Beauty Burnout

Beauty Burnout

I started writing this four times. That isn’t common; usually I have an immediate sense of what to say, but in this case only an essence. I just saw an ad for the Urban Decay Wild West palette and rolled my eyes. Just re-release Naked already, damn it. We don’t need another inferior clone with a couple exciting colors with edgy names (though Tex is a gorgeous emerald green).

/curmudgeon off

I’ve been on a not-terribly-defined low buy for a while. Part of me not spending or buying means not shopping. Fortunately, between a combination if finding my stride and general beauty burnout, I don’t shop or consume nearly as much content about the beauty industry as I did when I started this blog.

Beauty Burnout

Beauty burnout is a thing. We’re seeing it everywhere in brands, products, retailers, content creators, friends, colleagues. The pandemic is a contributor, but not the sole instigator.

Over the past several years, the beauty industry has thrived on the low attention-span hype-train that is socially-marketed beauty. Release after release after release from the same brands, often with quite similar but oh, just different enough product. I’ve talked about this a little before, as have many others, but it boils down to the market being oversaturated, which causes beauty burnout.

Once Vibrant, Now Dull

We’re desensitized. If the new hotness is coming out every other week, how much are creative teams really devoting to the Next Big Thing? With launches that frequent, how is anticipation supposed to build?

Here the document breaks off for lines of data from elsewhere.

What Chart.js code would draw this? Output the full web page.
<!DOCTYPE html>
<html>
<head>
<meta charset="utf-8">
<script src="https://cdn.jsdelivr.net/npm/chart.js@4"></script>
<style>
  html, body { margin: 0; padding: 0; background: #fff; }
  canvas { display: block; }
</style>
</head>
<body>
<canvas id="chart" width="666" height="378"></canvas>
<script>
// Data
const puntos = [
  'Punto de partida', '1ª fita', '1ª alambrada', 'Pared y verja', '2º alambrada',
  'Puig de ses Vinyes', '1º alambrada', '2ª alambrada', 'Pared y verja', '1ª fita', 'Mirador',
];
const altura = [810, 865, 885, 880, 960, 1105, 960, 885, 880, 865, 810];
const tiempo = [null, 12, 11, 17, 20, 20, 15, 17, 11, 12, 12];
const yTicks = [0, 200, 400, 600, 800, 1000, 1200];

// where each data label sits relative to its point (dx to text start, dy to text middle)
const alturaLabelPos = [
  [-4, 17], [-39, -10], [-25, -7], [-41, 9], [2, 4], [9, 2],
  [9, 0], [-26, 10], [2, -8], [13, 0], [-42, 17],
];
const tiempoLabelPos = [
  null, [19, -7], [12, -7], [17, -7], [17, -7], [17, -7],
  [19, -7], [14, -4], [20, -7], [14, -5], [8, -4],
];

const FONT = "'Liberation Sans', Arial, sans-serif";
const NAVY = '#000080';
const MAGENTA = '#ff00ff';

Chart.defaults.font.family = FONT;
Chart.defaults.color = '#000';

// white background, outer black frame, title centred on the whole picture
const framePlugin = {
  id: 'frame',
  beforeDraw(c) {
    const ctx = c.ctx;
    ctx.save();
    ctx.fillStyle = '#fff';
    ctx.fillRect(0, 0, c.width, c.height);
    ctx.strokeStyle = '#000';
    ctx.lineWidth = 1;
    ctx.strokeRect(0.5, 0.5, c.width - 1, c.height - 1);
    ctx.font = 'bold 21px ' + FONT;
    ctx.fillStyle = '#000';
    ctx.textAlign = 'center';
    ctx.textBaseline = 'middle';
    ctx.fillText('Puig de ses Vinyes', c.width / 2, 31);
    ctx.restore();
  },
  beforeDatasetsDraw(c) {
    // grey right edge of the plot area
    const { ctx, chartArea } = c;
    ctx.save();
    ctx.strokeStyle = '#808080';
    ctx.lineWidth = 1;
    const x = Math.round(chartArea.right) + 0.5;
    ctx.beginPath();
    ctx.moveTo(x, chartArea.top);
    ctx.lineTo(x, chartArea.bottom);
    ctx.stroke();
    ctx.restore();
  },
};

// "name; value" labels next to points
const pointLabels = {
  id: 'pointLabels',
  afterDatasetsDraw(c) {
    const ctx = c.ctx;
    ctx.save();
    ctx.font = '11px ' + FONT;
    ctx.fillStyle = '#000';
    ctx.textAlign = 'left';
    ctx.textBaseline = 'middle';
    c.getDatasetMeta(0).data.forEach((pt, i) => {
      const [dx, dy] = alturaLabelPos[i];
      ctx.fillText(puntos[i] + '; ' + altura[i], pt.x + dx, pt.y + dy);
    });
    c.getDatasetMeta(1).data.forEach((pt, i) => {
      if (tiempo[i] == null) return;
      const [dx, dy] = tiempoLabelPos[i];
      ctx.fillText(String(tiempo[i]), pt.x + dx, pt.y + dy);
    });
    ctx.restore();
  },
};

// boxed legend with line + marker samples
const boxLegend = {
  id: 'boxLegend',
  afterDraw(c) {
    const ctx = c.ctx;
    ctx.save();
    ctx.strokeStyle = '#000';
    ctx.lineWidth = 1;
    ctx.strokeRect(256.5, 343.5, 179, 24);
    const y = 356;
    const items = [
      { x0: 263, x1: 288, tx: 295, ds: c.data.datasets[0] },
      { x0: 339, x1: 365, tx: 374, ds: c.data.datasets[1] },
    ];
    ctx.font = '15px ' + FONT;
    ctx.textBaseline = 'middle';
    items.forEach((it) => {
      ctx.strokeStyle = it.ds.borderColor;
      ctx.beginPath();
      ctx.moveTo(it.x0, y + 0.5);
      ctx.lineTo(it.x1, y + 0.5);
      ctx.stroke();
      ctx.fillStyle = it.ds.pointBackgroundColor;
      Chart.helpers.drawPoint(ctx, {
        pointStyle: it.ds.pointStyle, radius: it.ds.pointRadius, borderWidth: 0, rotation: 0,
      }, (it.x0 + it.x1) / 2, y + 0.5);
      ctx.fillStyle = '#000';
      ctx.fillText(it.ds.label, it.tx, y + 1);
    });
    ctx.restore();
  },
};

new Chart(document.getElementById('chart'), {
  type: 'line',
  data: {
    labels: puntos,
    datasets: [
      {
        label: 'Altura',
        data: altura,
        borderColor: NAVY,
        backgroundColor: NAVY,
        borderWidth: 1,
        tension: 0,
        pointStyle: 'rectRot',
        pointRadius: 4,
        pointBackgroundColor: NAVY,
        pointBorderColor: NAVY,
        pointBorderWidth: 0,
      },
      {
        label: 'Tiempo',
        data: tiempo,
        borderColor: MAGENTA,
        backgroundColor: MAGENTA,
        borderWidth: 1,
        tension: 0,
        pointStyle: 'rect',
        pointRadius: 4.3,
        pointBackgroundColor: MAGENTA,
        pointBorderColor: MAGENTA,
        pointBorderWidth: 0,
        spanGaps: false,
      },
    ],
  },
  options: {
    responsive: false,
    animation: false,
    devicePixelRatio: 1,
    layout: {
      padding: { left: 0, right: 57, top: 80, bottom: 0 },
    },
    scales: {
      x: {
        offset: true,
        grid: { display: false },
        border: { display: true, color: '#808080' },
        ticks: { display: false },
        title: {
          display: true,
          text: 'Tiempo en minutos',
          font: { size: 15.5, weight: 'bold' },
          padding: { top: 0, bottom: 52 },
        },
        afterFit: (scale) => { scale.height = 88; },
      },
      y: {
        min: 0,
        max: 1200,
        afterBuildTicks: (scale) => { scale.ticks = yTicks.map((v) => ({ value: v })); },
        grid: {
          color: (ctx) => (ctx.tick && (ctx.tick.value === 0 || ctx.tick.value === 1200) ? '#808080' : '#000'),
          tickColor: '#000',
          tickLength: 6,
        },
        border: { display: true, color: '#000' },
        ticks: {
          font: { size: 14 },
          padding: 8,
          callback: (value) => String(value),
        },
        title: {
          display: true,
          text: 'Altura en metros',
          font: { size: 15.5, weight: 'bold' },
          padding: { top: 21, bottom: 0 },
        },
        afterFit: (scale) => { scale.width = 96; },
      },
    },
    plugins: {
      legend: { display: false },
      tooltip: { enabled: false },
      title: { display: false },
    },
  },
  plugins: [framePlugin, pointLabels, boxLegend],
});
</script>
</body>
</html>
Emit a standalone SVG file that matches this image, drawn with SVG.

In addition to oversaturation of product, we’re also seeing disillusioned content creators. Granted, there are external factors too – like me, maybe they needed to prioritize careers (day job) and school. Others might be building a product line or starting families. If there was genuinely compelling product all.the.time then it would be an easier choice to make time to write or shoot.

If Christmas or your birthday were a monthly event, it wouldn’t be as special.

Pandemic

Add to all of this the impact of a global pandemic on our ability to tap into our creativity. While working from home means that I have some flexibility to play with eye looks that I wouldn’t wear to the office, it doesn’t matter if I have the flexibility if I lack the inspiration and energy.

I know I’m not alone! But with the state of things its also nearly impossible to fathom prioritizing something that feels so frivolous over, well, anything, when staying afloat takes a lot more than ever

Even if I advocate getting ready (and I do) each day, I’m often doing just enough to survive a day in front of a webcam without my under eye circles spawning inquiries into my energy levels. I’m seeing colleagues doing less and less – sopping hair, joining meetings looking as if they just woke two minutes ago.

Even though I think forcing a little joy into our day when we can muster it, we can’t always muster it. If we, the general public, can’t give as much of a damn about our little rituals and vain bullshit, how can we expect beauty brands to do a great job lately? This doesn’t excuse their utterly lackluster, overly saturated release practices prior to 2020, but March 2020 through now and until, well, who knows doesn’t feel like a reasonable time to expect course correction in this realm.

The Bottom Line

Regardless of how we might feel about companies or their strategies, though, there are PEOPLE behind these things. If we can’t scrape together the inspiration to have fun with things we have fun with, how can we expect them to produce compelling products? It’s a vicious cycle.